Precious metals
November 4, 2009 – 2:03 pm{copper, silver}, {copper, gold}, {silver, gold} are fairly well known examples of binary alloys. Most jewelry is an alloy of these pairs, with a few other metals added in some proportion, intentional or not. Even when you buy the pure element, there is some fraction of impurities. A good and well studied system to admire and experiment with.
I was going to point you at a modeling site, with an uploaded molten gold in a box model file, but I just crashed my browser so I’d better go. The software is Molecular workbench, the company is Concord Consortium, and the website is www.concord.org/modeler. The code is a work in progress and has been known to be crashy occasionally. Very worth figuring out.

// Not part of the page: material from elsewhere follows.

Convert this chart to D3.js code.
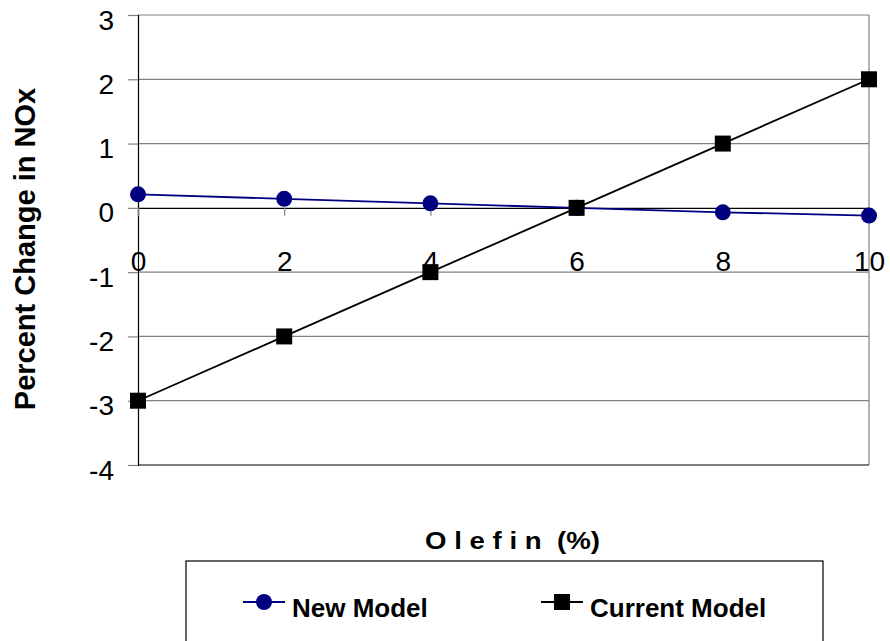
<!DOCTYPE html>
<html>
<head>
<meta charset="utf-8">
<script src="https://cdn.jsdelivr.net/npm/d3@7"></script>
<style>
	body { margin: 0; background: #fff; }
	svg { display: block; font-family: "Liberation Sans", Arial, sans-serif; }
</style>
</head>
<body>
<div id="chart"></div>
<script>
const olefin = [0, 2, 4, 6, 8, 10]
const newModel = [0.21, 0.14, 0.07, 0, -0.07, -0.12]
const currentModel = [-3, -2, -1, 0, 1, 2]
const yTicks = [3, 2, 1, 0, -1, -2, -3, -4]
const seriesNames = ["New Model", "Current Model"]

const width = 890
const height = 641
const plot = { left: 138, right: 869, top: 15, bottom: 465 }

const svg = d3.select("#chart").append("svg")
	.attr("width", width)
	.attr("height", height)

const x = d3.scaleLinear().domain([0, 10]).range([plot.left, plot.right])
const y = d3.scaleLinear().domain([-4, 3]).range([plot.bottom, plot.top])

// gridlines
svg.append("g")
	.selectAll("line")
	.data(yTicks.filter((d) => d !== 0 && d !== -4))
	.join("line")
	.attr("x1", plot.left)
	.attr("x2", plot.right)
	.attr("y1", (d) => y(d))
	.attr("y2", (d) => y(d))
	.attr("stroke", "#808080")
	.attr("stroke-width", 1.2)

// right border
svg.append("line")
	.attr("x1", plot.right).attr("x2", plot.right)
	.attr("y1", plot.top).attr("y2", plot.bottom)
	.attr("stroke", "#808080")
	.attr("stroke-width", 1.2)

// bottom border
svg.append("line")
	.attr("x1", plot.left).attr("x2", plot.right)
	.attr("y1", plot.bottom).attr("y2", plot.bottom)
	.attr("stroke", "#000")
	.attr("stroke-width", 1.2)

const fmt = (d) => String(d)

// y axis
const yAxis = svg.append("g")
	.attr("transform", `translate(${plot.left},0)`)
	.call(d3.axisLeft(y).tickValues(yTicks).tickSize(10).tickPadding(14).tickFormat(fmt))
yAxis.select(".domain").attr("stroke", "#000").attr("stroke-width", 1.2)
yAxis.selectAll(".tick line").attr("stroke", "#808080").attr("stroke-width", 1.2)
yAxis.selectAll("text")
	.attr("dy", "0.5em")
	.style("font-size", "28px")
	.style("font-family", "Liberation Sans, Arial, sans-serif")
	.attr("fill", "#000")

// x axis at y = 0
const xAxis = svg.append("g")
	.attr("transform", `translate(0,${y(0)})`)
	.call(d3.axisBottom(x).tickValues(olefin).tickSize(8).tickPadding(35).tickFormat(fmt))
xAxis.select(".domain").attr("stroke", "#000").attr("stroke-width", 1.2)
xAxis.selectAll(".tick line").attr("stroke", "#808080").attr("stroke-width", 1.2)
xAxis.selectAll("text")
	.style("font-size", "28px")
	.style("font-family", "Liberation Sans, Arial, sans-serif")
	.attr("fill", "#000")

// lines
const line = (vals) => d3.line()
	.x((d, i) => x(olefin[i]))
	.y((d) => y(d))(vals)

svg.append("path")
	.attr("d", line(newModel))
	.attr("fill", "none")
	.attr("stroke", "#000080")
	.attr("stroke-width", 1.8)

svg.append("path")
	.attr("d", line(currentModel))
	.attr("fill", "none")
	.attr("stroke", "#000")
	.attr("stroke-width", 1.8)

svg.append("g")
	.selectAll("circle")
	.data(newModel)
	.join("circle")
	.attr("cx", (d, i) => x(olefin[i]))
	.attr("cy", (d) => y(d))
	.attr("r", 8)
	.attr("fill", "#000080")

const sq = 16
svg.append("g")
	.selectAll("rect")
	.data(currentModel)
	.join("rect")
	.attr("x", (d, i) => x(olefin[i]) - sq / 2)
	.attr("y", (d) => y(d) - sq / 2)
	.attr("width", sq)
	.attr("height", sq)
	.attr("fill", "#000")

// axis titles
svg.append("text")
	.attr("x", 425)
	.attr("y", 549)
	.attr("textLength", 175)
	.attr("lengthAdjust", "spacingAndGlyphs")
	.style("font-size", "23px")
	.style("font-weight", "bold")
	.style("white-space", "pre")
	.text("O l e f i n  (%)")

svg.append("text")
	.attr("transform", `translate(35,249) rotate(-90)`)
	.attr("text-anchor", "middle")
	.style("font-size", "29px")
	.style("font-weight", "bold")
	.text("Percent Change in NOx")

// legend
svg.append("rect")
	.attr("x", 186)
	.attr("y", 561)
	.attr("width", 637)
	.attr("height", 100)
	.attr("fill", "#fff")
	.attr("stroke", "#000")
	.attr("stroke-width", 1.2)

const legendX = [243, 541]
seriesNames.forEach((name, i) => {
	const g = svg.append("g").attr("transform", `translate(${legendX[i]},602)`)
	g.append("line")
		.attr("x1", 0).attr("x2", 42)
		.attr("stroke", i === 0 ? "#000080" : "#000")
		.attr("stroke-width", 1.8)
	if (i === 0) {
		g.append("circle").attr("cx", 21).attr("r", 8).attr("fill", "#000080")
	} else {
		g.append("rect").attr("x", 13).attr("y", -8).attr("width", 16).attr("height", 16).attr("fill", "#000")
	}
	g.append("text")
		.attr("x", 49)
		.attr("y", 15)
		.style("font-size", "26px")
		.style("font-weight", "bold")
		.text(name)
})
</script>
</body>
</html>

Lots of demos sweep me off my feet and then are put away before I think to write about them. One that we do tomorrow it to break a wooden beam, 1.2 cm x 1.5 cm by 145 cm, which is supported on each end by a raw egg. The eggs are set on end on tables separated by 140 cm, and are stood up in a small wad of plasticine. The beam rests on the eggs’ tops only, and spans the space between the tables. The performing scientist swings a metal rod down at the center of the beam, which done right breaks the beam quickly enough that the motion of the ends is upward. The broken pieces each rotate around their own centers of gravity, and the eggs go unbroken.
We shall see. There are three beams, and a dozen eggs. What could go wrong?